> _REQUIRED TASK_:
Copy the data that follows exactly. Include no pictures.

> _SOURCE MATERIAL_:
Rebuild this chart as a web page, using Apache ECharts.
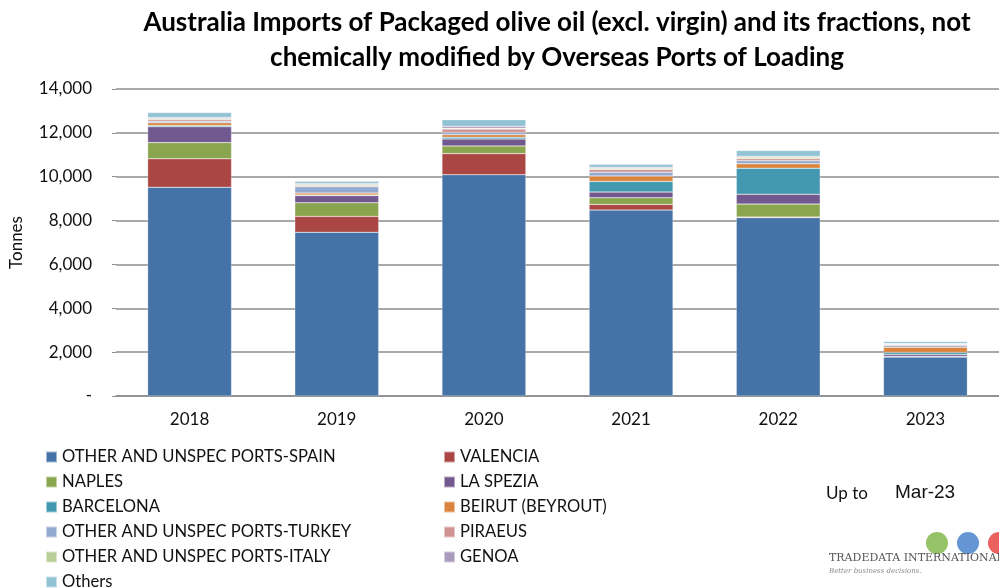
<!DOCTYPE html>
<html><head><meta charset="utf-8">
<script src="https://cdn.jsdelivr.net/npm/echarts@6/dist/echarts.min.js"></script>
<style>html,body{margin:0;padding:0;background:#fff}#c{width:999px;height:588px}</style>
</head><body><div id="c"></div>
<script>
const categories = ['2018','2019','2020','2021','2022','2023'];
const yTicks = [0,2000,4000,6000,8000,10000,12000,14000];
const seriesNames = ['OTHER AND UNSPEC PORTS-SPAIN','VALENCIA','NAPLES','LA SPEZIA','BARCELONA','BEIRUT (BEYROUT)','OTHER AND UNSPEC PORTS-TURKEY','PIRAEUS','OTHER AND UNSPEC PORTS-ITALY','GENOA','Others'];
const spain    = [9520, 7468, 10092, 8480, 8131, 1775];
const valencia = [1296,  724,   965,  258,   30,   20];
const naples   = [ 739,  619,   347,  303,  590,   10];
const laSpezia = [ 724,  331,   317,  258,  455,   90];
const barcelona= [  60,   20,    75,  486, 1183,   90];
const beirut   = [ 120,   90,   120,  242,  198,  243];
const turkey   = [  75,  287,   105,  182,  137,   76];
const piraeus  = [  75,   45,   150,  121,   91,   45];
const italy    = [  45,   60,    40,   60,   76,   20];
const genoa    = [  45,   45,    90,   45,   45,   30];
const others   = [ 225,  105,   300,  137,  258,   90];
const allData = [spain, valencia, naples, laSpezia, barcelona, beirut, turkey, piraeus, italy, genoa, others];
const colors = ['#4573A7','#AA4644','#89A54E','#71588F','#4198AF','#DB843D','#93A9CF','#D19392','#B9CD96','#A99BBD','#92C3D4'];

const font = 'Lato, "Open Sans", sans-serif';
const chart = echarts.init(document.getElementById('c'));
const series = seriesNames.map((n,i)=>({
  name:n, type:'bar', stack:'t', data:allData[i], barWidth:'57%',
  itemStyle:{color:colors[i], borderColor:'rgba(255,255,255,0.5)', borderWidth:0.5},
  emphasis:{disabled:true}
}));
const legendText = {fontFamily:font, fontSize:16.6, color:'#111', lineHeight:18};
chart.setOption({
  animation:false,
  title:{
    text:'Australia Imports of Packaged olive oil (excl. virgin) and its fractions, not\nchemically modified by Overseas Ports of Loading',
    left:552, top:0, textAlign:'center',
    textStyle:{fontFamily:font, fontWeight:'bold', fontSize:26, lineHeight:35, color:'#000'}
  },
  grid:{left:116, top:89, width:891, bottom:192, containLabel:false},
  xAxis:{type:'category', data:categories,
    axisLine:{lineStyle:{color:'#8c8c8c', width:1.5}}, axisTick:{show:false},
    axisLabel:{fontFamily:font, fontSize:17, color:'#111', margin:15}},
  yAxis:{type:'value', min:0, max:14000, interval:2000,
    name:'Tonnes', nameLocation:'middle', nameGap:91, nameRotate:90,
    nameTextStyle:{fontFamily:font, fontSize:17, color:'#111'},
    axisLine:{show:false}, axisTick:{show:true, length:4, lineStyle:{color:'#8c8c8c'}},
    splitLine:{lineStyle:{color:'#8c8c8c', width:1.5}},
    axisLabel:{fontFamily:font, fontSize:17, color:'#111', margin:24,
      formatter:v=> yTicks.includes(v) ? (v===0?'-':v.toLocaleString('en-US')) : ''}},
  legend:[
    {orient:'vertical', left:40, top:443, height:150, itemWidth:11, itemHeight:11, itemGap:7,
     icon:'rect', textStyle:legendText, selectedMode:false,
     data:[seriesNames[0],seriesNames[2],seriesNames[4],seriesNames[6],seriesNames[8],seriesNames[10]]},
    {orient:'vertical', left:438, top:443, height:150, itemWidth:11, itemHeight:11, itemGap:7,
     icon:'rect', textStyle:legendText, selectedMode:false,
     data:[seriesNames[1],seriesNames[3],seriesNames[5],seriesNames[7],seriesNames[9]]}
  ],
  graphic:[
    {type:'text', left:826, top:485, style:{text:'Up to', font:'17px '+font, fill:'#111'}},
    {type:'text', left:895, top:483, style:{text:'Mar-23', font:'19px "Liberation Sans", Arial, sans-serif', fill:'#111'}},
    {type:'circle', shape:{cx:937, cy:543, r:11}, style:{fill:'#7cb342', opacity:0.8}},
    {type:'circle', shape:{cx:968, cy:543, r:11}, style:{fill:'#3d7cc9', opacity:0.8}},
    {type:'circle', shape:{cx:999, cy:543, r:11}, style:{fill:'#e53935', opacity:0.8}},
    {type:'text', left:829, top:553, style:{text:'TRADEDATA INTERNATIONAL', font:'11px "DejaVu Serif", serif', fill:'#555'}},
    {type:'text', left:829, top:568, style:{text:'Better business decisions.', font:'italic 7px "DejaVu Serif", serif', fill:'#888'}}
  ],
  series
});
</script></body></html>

> _RESPONSE TO THIS EXERCISE_:
Rebuild this chart as a web page, using Apache ECharts.
<!DOCTYPE html>
<html><head><meta charset="utf-8">
<script src="https://cdn.jsdelivr.net/npm/echarts@6/dist/echarts.min.js"></script>
<style>html,body{margin:0;padding:0;background:#fff}#c{width:999px;height:588px}</style>
</head><body><div id="c"></div>
<script>
const categories = ['2018','2019','2020','2021','2022','2023'];
const yTicks = [0,2000,4000,6000,8000,10000,12000,14000];
const seriesNames = ['OTHER AND UNSPEC PORTS-SPAIN','VALENCIA','NAPLES','LA SPEZIA','BARCELONA','BEIRUT (BEYROUT)','OTHER AND UNSPEC PORTS-TURKEY','PIRAEUS','OTHER AND UNSPEC PORTS-ITALY','GENOA','Others'];
const spain    = [9520, 7468, 10092, 8480, 8131, 1775];
const valencia = [1296,  724,   965,  258,   30,   20];
const naples   = [ 739,  619,   347,  303,  590,   10];
const laSpezia = [ 724,  331,   317,  258,  455,   90];
const barcelona= [  60,   20,    75,  486, 1183,   90];
const beirut   = [ 120,   90,   120,  242,  198,  243];
const turkey   = [  75,  287,   105,  182,  137,   76];
const piraeus  = [  75,   45,   150,  121,   91,   45];
const italy    = [  45,   60,    40,   60,   76,   20];
const genoa    = [  45,   45,    90,   45,   45,   30];
const others   = [ 225,  105,   300,  137,  258,   90];
const allData = [spain, valencia, naples, laSpezia, barcelona, beirut, turkey, piraeus, italy, genoa, others];
const colors = ['#4573A7','#AA4644','#89A54E','#71588F','#4198AF','#DB843D','#93A9CF','#D19392','#B9CD96','#A99BBD','#92C3D4'];

const font = 'Lato, "Open Sans", sans-serif';
const chart = echarts.init(document.getElementById('c'));
const series = seriesNames.map((n,i)=>({
  name:n, type:'bar', stack:'t', data:allData[i], barWidth:'57%',
  itemStyle:{color:colors[i], borderColor:'rgba(255,255,255,0.5)', borderWidth:0.5},
  emphasis:{disabled:true}
}));
const legendText = {fontFamily:font, fontSize:16.6, color:'#111', lineHeight:18};
chart.setOption({
  animation:false,
  title:{
    text:'Australia Imports of Packaged olive oil (excl. virgin) and its fractions, not\nchemically modified by Overseas Ports of Loading',
    left:552, top:0, textAlign:'center',
    textStyle:{fontFamily:font, fontWeight:'bold', fontSize:26, lineHeight:35, color:'#000'}
  },
  grid:{left:116, top:89, width:891, bottom:192, containLabel:false},
  xAxis:{type:'category', data:categories,
    axisLine:{lineStyle:{color:'#8c8c8c', width:1.5}}, axisTick:{show:false},
    axisLabel:{fontFamily:font, fontSize:17, color:'#111', margin:15}},
  yAxis:{type:'value', min:0, max:14000, interval:2000,
    name:'Tonnes', nameLocation:'middle', nameGap:91, nameRotate:90,
    nameTextStyle:{fontFamily:font, fontSize:17, color:'#111'},
    axisLine:{show:false}, axisTick:{show:true, length:4, lineStyle:{color:'#8c8c8c'}},
    splitLine:{lineStyle:{color:'#8c8c8c', width:1.5}},
    axisLabel:{fontFamily:font, fontSize:17, color:'#111', margin:24,
      formatter:v=> yTicks.includes(v) ? (v===0?'-':v.toLocaleString('en-US')) : ''}},
  legend:[
    {orient:'vertical', left:40, top:443, height:150, itemWidth:11, itemHeight:11, itemGap:7,
     icon:'rect', textStyle:legendText, selectedMode:false,
     data:[seriesNames[0],seriesNames[2],seriesNames[4],seriesNames[6],seriesNames[8],seriesNames[10]]},
    {orient:'vertical', left:438, top:443, height:150, itemWidth:11, itemHeight:11, itemGap:7,
     icon:'rect', textStyle:legendText, selectedMode:false,
     data:[seriesNames[1],seriesNames[3],seriesNames[5],seriesNames[7],seriesNames[9]]}
  ],
  graphic:[
    {type:'text', left:826, top:485, style:{text:'Up to', font:'17px '+font, fill:'#111'}},
    {type:'text', left:895, top:483, style:{text:'Mar-23', font:'19px "Liberation Sans", Arial, sans-serif', fill:'#111'}},
    {type:'circle', shape:{cx:937, cy:543, r:11}, style:{fill:'#7cb342', opacity:0.8}},
    {type:'circle', shape:{cx:968, cy:543, r:11}, style:{fill:'#3d7cc9', opacity:0.8}},
    {type:'circle', shape:{cx:999, cy:543, r:11}, style:{fill:'#e53935', opacity:0.8}},
    {type:'text', left:829, top:553, style:{text:'TRADEDATA INTERNATIONAL', font:'11px "DejaVu Serif", serif', fill:'#555'}},
    {type:'text', left:829, top:568, style:{text:'Better business decisions.', font:'italic 7px "DejaVu Serif", serif', fill:'#888'}}
  ],
  series
});
</script></body></html>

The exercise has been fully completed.